* _DIRECTIONS_
In this exercise, return the whole listing exactly, excluding any images.

* _RAW DATA_

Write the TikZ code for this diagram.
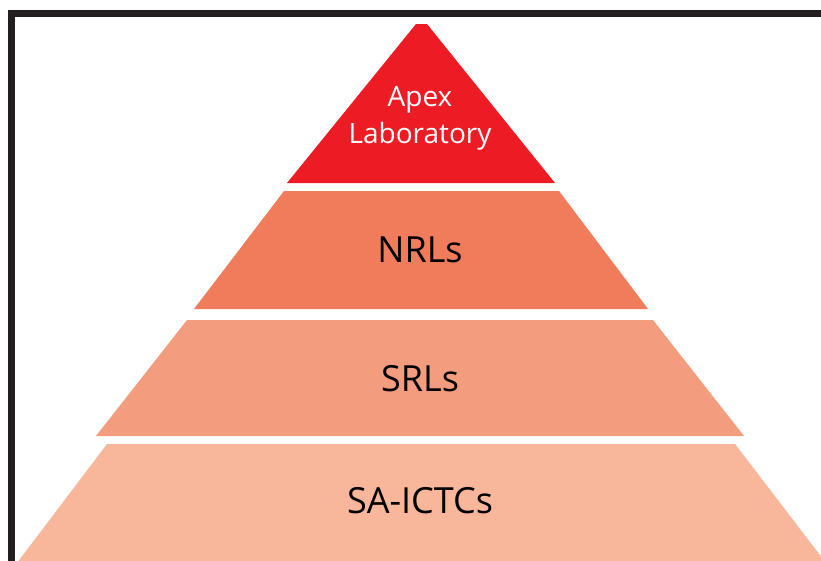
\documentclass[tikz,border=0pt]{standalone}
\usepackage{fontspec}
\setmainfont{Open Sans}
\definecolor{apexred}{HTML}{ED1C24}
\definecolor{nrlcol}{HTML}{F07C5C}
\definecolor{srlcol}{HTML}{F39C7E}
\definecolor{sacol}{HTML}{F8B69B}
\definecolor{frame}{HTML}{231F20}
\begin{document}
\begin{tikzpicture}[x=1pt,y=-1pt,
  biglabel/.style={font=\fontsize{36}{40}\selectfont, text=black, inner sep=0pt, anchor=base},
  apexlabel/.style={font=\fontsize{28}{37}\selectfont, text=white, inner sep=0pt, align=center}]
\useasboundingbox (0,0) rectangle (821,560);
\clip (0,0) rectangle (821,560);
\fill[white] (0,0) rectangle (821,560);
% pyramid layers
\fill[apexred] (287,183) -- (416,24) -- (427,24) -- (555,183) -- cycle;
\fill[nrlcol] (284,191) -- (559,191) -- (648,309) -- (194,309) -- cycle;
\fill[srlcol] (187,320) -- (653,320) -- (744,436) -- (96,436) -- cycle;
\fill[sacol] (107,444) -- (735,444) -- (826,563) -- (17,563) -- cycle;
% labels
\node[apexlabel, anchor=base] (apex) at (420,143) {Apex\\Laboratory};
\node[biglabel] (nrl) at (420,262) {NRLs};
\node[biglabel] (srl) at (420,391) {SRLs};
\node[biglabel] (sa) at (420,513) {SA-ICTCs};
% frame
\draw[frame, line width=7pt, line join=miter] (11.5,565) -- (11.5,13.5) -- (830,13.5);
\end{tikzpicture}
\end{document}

* _FINISHED TASK_
Write the TikZ code for this diagram.
\documentclass[tikz,border=0pt]{standalone}
\usepackage{fontspec}
\setmainfont{Open Sans}
\definecolor{apexred}{HTML}{ED1C24}
\definecolor{nrlcol}{HTML}{F07C5C}
\definecolor{srlcol}{HTML}{F39C7E}
\definecolor{sacol}{HTML}{F8B69B}
\definecolor{frame}{HTML}{231F20}
\begin{document}
\begin{tikzpicture}[x=1pt,y=-1pt,
  biglabel/.style={font=\fontsize{36}{40}\selectfont, text=black, inner sep=0pt, anchor=base},
  apexlabel/.style={font=\fontsize{28}{37}\selectfont, text=white, inner sep=0pt, align=center}]
\useasboundingbox (0,0) rectangle (821,560);
\clip (0,0) rectangle (821,560);
\fill[white] (0,0) rectangle (821,560);
% pyramid layers
\fill[apexred] (287,183) -- (416,24) -- (427,24) -- (555,183) -- cycle;
\fill[nrlcol] (284,191) -- (559,191) -- (648,309) -- (194,309) -- cycle;
\fill[srlcol] (187,320) -- (653,320) -- (744,436) -- (96,436) -- cycle;
\fill[sacol] (107,444) -- (735,444) -- (826,563) -- (17,563) -- cycle;
% labels
\node[apexlabel, anchor=base] (apex) at (420,143) {Apex\\Laboratory};
\node[biglabel] (nrl) at (420,262) {NRLs};
\node[biglabel] (srl) at (420,391) {SRLs};
\node[biglabel] (sa) at (420,513) {SA-ICTCs};
% frame
\draw[frame, line width=7pt, line join=miter] (11.5,565) -- (11.5,13.5) -- (830,13.5);
\end{tikzpicture}
\end{document}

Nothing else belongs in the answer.